# Line Phase rotation



## nick

*25 kv rotation 1/4 mile*

balance of your point to ground over long distance lines to ground plane , the arrangement of those conductors in space ,usually by need to avoid sparkover between adjacent conductors but phasing mutiple circuits in length or distance runs of three phase high voltage circuits are arranged abc top to bottom and to avoid that old increase in magnetic field in that space , mainly to ground plane to earth path , to avoid this high magnetic effect or non cancel effect problem maybe to cross existing lines above or below these . cba abc bca is used to give it a spiral effect or mixing balance over distance in length of a run , i think it may also effect or help in the high energy of a lighting near arc in the area of conductors which would be a increase if they where abc or stacked in long length. like twisting 400 cycle conductors for high freq work, but do not listen to me , this is just what i think is the only possible reason unless the power company just screwed up your area , think of this lets look at rotation our power co. has bca downtown orlando not abc ,but when you test with your roto meter it reads clockwise , only problem is when we have a tie breaker connection condition you must then know that its real important to know what the power co. has from the start , thanks for the question its got me thinking about what the people we get our power from are doing at the plant and why .


----------



## powerlineman78

ABC-BCA-CAB will always give you a clockwise rotation, because in phasing a leads b leads and c leads a.
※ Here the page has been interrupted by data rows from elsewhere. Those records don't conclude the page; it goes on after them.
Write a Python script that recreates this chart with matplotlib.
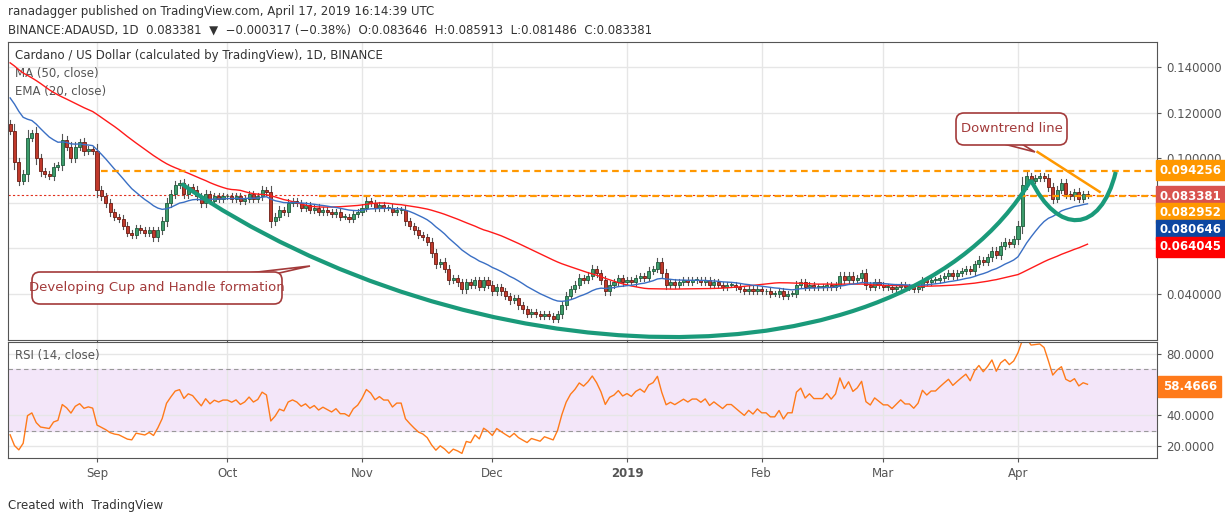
import numpy as np
import pandas as pd
import matplotlib
matplotlib.use("Agg")
from matplotlib import pyplot as plt
from matplotlib.patches import FancyBboxPatch, PathPatch, Polygon
from matplotlib.path import Path

# hidden history before the visible window (needed for MA50 / EMA20 / RSI)
history = [0.170, 0.168, 0.172, 0.165, 0.162, 0.166, 0.160, 0.158, 0.163, 0.160,
           0.155, 0.152, 0.156, 0.150, 0.148, 0.152, 0.155, 0.150, 0.147, 0.145,
           0.149, 0.151, 0.146, 0.143, 0.140, 0.144, 0.147, 0.142, 0.138, 0.140,
           0.137, 0.135, 0.138, 0.134, 0.131, 0.133, 0.136, 0.132, 0.130, 0.127,
           0.129, 0.125, 0.128, 0.124, 0.121, 0.123, 0.126, 0.122, 0.118, 0.115]

aug = [0.112, 0.098, 0.090, 0.093, 0.109, 0.111, 0.100, 0.094, 0.093, 0.092,
       0.096, 0.097, 0.108, 0.105, 0.100, 0.105, 0.107, 0.103, 0.104, 0.103]
sep = [0.086, 0.083, 0.080, 0.076, 0.074, 0.073, 0.070, 0.067, 0.066, 0.069,
       0.068, 0.067, 0.068, 0.065, 0.068, 0.072, 0.080, 0.084, 0.088, 0.089,
       0.084, 0.087, 0.086, 0.083, 0.080, 0.084, 0.081, 0.083, 0.082, 0.083]
oct_ = [0.083, 0.082, 0.083, 0.081, 0.082, 0.084, 0.082, 0.083, 0.086, 0.085,
        0.072, 0.074, 0.077, 0.076, 0.080, 0.081, 0.080, 0.078, 0.079, 0.077,
        0.078, 0.076, 0.077, 0.076, 0.075, 0.076, 0.074, 0.074, 0.073, 0.075, 0.076]
nov = [0.078, 0.081, 0.080, 0.078, 0.079, 0.078, 0.078, 0.076, 0.077, 0.077,
       0.072, 0.070, 0.068, 0.066, 0.065, 0.063, 0.058, 0.053, 0.054, 0.051,
       0.046, 0.047, 0.045, 0.042, 0.045, 0.044, 0.046, 0.043, 0.046, 0.044]
dec = [0.041, 0.043, 0.041, 0.039, 0.037, 0.038, 0.035, 0.033, 0.031, 0.032,
       0.031, 0.030, 0.031, 0.030, 0.029, 0.031, 0.035, 0.039, 0.042, 0.044,
       0.047, 0.046, 0.048, 0.051, 0.049, 0.046, 0.041, 0.044, 0.045, 0.047, 0.045]
jan = [0.046, 0.045, 0.047, 0.048, 0.047, 0.050, 0.051, 0.054, 0.049, 0.044,
       0.045, 0.044, 0.045, 0.046, 0.045, 0.046, 0.046, 0.045, 0.046, 0.044,
       0.045, 0.044, 0.043, 0.044, 0.044, 0.043, 0.042, 0.041, 0.042, 0.041, 0.042]
feb = [0.041, 0.041, 0.040, 0.040, 0.041, 0.039, 0.040, 0.040, 0.044, 0.045,
       0.043, 0.044, 0.043, 0.043, 0.043, 0.044, 0.043, 0.044, 0.048, 0.046,
       0.048, 0.046, 0.047, 0.049, 0.044, 0.043, 0.045, 0.044]
mar = [0.043, 0.043, 0.042, 0.043, 0.044, 0.043, 0.043, 0.042, 0.043, 0.046,
       0.045, 0.046, 0.046, 0.047, 0.048, 0.049, 0.048, 0.049, 0.050, 0.051,
       0.050, 0.053, 0.055, 0.054, 0.056, 0.059, 0.057, 0.061, 0.063, 0.062, 0.064]
apr = [0.070, 0.088, 0.092, 0.090, 0.091, 0.092, 0.091, 0.087, 0.082, 0.086,
       0.089, 0.084, 0.083, 0.085, 0.082, 0.084, 0.083381]

closes = aug + sep + oct_ + nov + dec + jan + feb + mar + apr
dates = pd.date_range("2018-08-12", periods=len(closes), freq="D")

month_labels = ["Sep", "Oct", "Nov", "Dec", "2019", "Feb", "Mar", "Apr"]
month_starts = ["2018-09-01", "2018-10-01", "2018-11-01", "2018-12-01",
                "2019-01-01", "2019-02-01", "2019-03-01", "2019-04-01"]

level_res = 0.094256
level_sup = 0.082952
last_price = 0.083381
tag_values = [0.094256, 0.083381, 0.082952, 0.080646, 0.064045]
tag_colors = ["#ff9800", "#d9534f", "#ff9800", "#0d47a1", "#ff0000"]
rsi_last = 58.4666

# indicators
allc = pd.Series(history + closes)
ma50 = allc.rolling(50).mean().values[len(history):]
ema20 = allc.ewm(span=20, adjust=False).mean().values[len(history):]
d = allc.diff()
up = d.clip(lower=0).ewm(alpha=1 / 14, adjust=False).mean()
dn = (-d.clip(upper=0)).ewm(alpha=1 / 14, adjust=False).mean()
rsi = (100 - 100 / (1 + up / dn)).values[len(history):]

n = len(closes)
x = np.arange(n)
opens = [history[-1]] + closes[:-1]

fig = plt.figure(figsize=(12.25, 5.22), dpi=100)
ax = fig.add_axes([0.0065, 0.349, 0.938, 0.5705])
ax2 = fig.add_axes([0.0065, 0.1226, 0.938, 0.2224], sharex=ax)

GRID = "#e6e6e6"
for a in (ax, ax2):
    a.grid(True, color=GRID, lw=1)
    a.set_axisbelow(True)
    a.yaxis.tick_right()
    for s in a.spines.values():
        s.set_color("#555555")
    a.tick_params(colors="#555555", labelsize=8.5, length=3)

# candles
for i in range(n):
    o, c = opens[i], closes[i]
    hi = max(o, c) + 0.12 * abs(c - o) + 0.0012
    lo = min(o, c) - 0.12 * abs(c - o) - 0.0012
    col = "#3c9b6b" if c >= o else "#c0392b"
    edge = "#1e5a3a" if c >= o else "#6b1a12"
    ax.plot([i, i], [lo, hi], color="#555555", lw=0.8, zorder=2)
    h = max(abs(c - o), 0.0003)
    ax.add_patch(plt.Rectangle((i - 0.35, min(o, c)), 0.7, h, facecolor=col,
                               edgecolor=edge, lw=0.6, zorder=3))

ax.plot(x, ma50, color="#ff1a1a", lw=1.0, zorder=4)
ax.plot(x, ema20, color="#3a6fc4", lw=1.0, zorder=4)

xmax = 264
ax.axhline(last_price, color="#e0301e", lw=0.8, ls=(0, (2, 2)), zorder=1)
ax.plot([21, xmax], [level_res, level_res], color="#ff9800", lw=1.6, ls=(0, (3, 2)), zorder=4)
ax.plot([71, xmax], [level_sup, level_sup], color="#ff9800", lw=1.6, ls=(0, (3, 2)), zorder=4)

# downtrend line
ax.plot([236.5, 250.8], [0.1026, 0.085], color="#ff9800", lw=1.8, zorder=5)

# cup and handle
cup = Path([(39.5, 0.0885), (105, 0.002), (205, -0.006), (235, 0.0903)],
           [Path.MOVETO, Path.CURVE4, Path.CURVE4, Path.CURVE4])
ax.add_patch(PathPatch(cup, fill=False, edgecolor="#1a9a7a", lw=3, zorder=6))
handle = Path([(235, 0.0903), (241, 0.066), (251, 0.066), (254.5, 0.0938)],
              [Path.MOVETO, Path.CURVE4, Path.CURVE4, Path.CURVE4])
ax.add_patch(PathPatch(handle, fill=False, edgecolor="#1a9a7a", lw=3, zorder=6))

ax.set_xlim(-0.5, xmax)
ax.set_ylim(0.0196, 0.1512)
yt = [0.04, 0.06, 0.08, 0.10, 0.12, 0.14]
ax.set_yticks(yt)
ax.set_yticklabels(["0.040000", "", "", "0.100000", "0.120000", "0.140000"])
plt.setp(ax.get_xticklabels(), visible=False)

# price tags, stacked so they do not overlap (pixel rows from the top)
tag_rows = [170, 196, 213, 230, 247]
for val, col, row in zip(tag_values, tag_colors, tag_rows):
    fig.text(1160 / 1225, 1 - row / 522, f"{val:.6f}", va="center", ha="left",
             fontsize=8.5, fontweight="bold", color="white",
             bbox=dict(boxstyle="square,pad=0.3", fc=col, ec=col))

# callouts
def callout(x0, y0, w, h, tip, base, text):
    box = FancyBboxPatch((x0, y0), w, h, boxstyle="round,pad=0,rounding_size=8",
                         transform=None, fc="white", ec="#a33a3a", lw=1.2, zorder=8)
    fig.patches.append(box)
    tri = Polygon([base[0], base[1], tip], closed=True, transform=None,
                  fc="white", ec="#a33a3a", lw=1.2, zorder=7)
    fig.patches.append(tri)
    fig.text((x0 + w / 2) / 1225, (y0 + h / 2) / 522, text, ha="center", va="center",
             color="#a33a3a", fontsize=9.5, zorder=9)

callout(32, 522 - 304, 250, 32, (310, 522 - 266), ((240, 522 - 274), (275, 522 - 274)),
        "Developing Cup and Handle formation")
callout(956, 522 - 145, 111, 32, (1035, 522 - 152), ((1000, 522 - 143), (1020, 522 - 143)),
        "Downtrend line")

ax.text(0.006, 0.955, "Cardano / US Dollar (calculated by TradingView), 1D, BINANCE",
        transform=ax.transAxes, fontsize=8.5, color="#333333", va="center")
ax.text(0.006, 0.895, "MA (50, close)", transform=ax.transAxes, fontsize=8.5, color="#555555", va="center")
ax.text(0.006, 0.835, "EMA (20, close)", transform=ax.transAxes, fontsize=8.5, color="#555555", va="center")

# RSI panel
ax2.axhspan(30, 70, color="#f3e6f9", zorder=0)
ax2.axhline(70, color="#999999", lw=0.8, ls=(0, (4, 3)))
ax2.axhline(30, color="#999999", lw=0.8, ls=(0, (4, 3)))
ax2.plot(x, rsi, color="#ff7a1a", lw=1.0)
ax2.set_ylim(12.5, 87.5)
ax2.set_yticks([20, 40, 80])
ax2.set_yticklabels(["20.0000", "40.0000", "80.0000"])
ax2.annotate(f"{rsi_last:.4f}", xy=(1.0, rsi_last), xycoords=("axes fraction", "data"),
             xytext=(4, 0), textcoords="offset points", va="center", ha="left",
             fontsize=8.5, fontweight="bold", color="white",
             bbox=dict(boxstyle="square,pad=0.35", fc="#ff7a1a", ec="#ff7a1a"),
             annotation_clip=False)
ax2.text(0.006, 0.88, "RSI (14, close)", transform=ax2.transAxes, fontsize=8.5,
         color="#555555", va="center")

tick_pos = [int((pd.Timestamp(m) - dates[0]).days) for m in month_starts]
ax2.set_xticks(tick_pos)
ax2.set_xticklabels(month_labels)
for lab in ax2.get_xticklabels():
    if lab.get_text() == "2019":
        lab.set_fontweight("bold")

fig.text(8 / 1225, 1 - 12 / 522, "ranadagger published on TradingView.com, April 17, 2019 16:14:39 UTC",
         fontsize=8.5, color="#333333", va="center")
fig.text(8 / 1225, 1 - 30 / 522,
         "BINANCE:ADAUSD, 1D  0.083381  \u25bc  \u22120.000317 (\u22120.38%)  O:0.083646  H:0.085913  L:0.081486  C:0.083381",
         fontsize=8.5, color="#333333", va="center")
fig.text(8 / 1225, 1 - 505 / 522, "Created with  TradingView", fontsize=8.5,
         color="#333333", va="center")

fig.savefig("out.png", dpi=100)
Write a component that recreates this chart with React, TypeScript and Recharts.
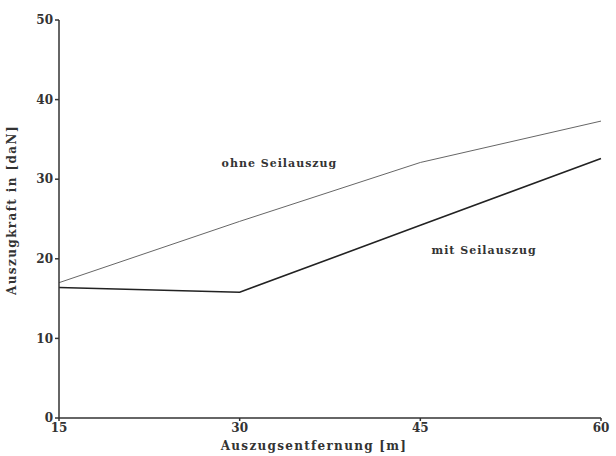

There could be several different reasons the phases were flopped, most likely cause is they rolled into a vertical pole abc and probably rolled out cba or something of that matter.


----------



## bobelectric

Thanks to both of you for your answers.


----------



## nick

*25 kv rotation*

thank you also for that question , and thank you for the solution most of our work is commercial but on some work we do industrial work or we are the subs for the high voltage work so we get a little bit into that . most of the stuff is going underground now in florida we get a little wind and rain down here .and the phases must be stacked in trenches like a above c ,b above a and c above b underground to cancel out magnetic effects . yes i agree incoming to out going is a problem so your correct you solved that one . always interested in what other parts of the usa are doing and you learn that everyday . didnt know if it was overhead or underground i read to fast sometimes and go back and well you know .


----------



## bobelectric

Nick,this is overhead,25kv pole mounted 556 AA bare conductor,mostly horizontal,sometimes rolling to vertical,to underground 35kv,750mcm Lotsa watts


----------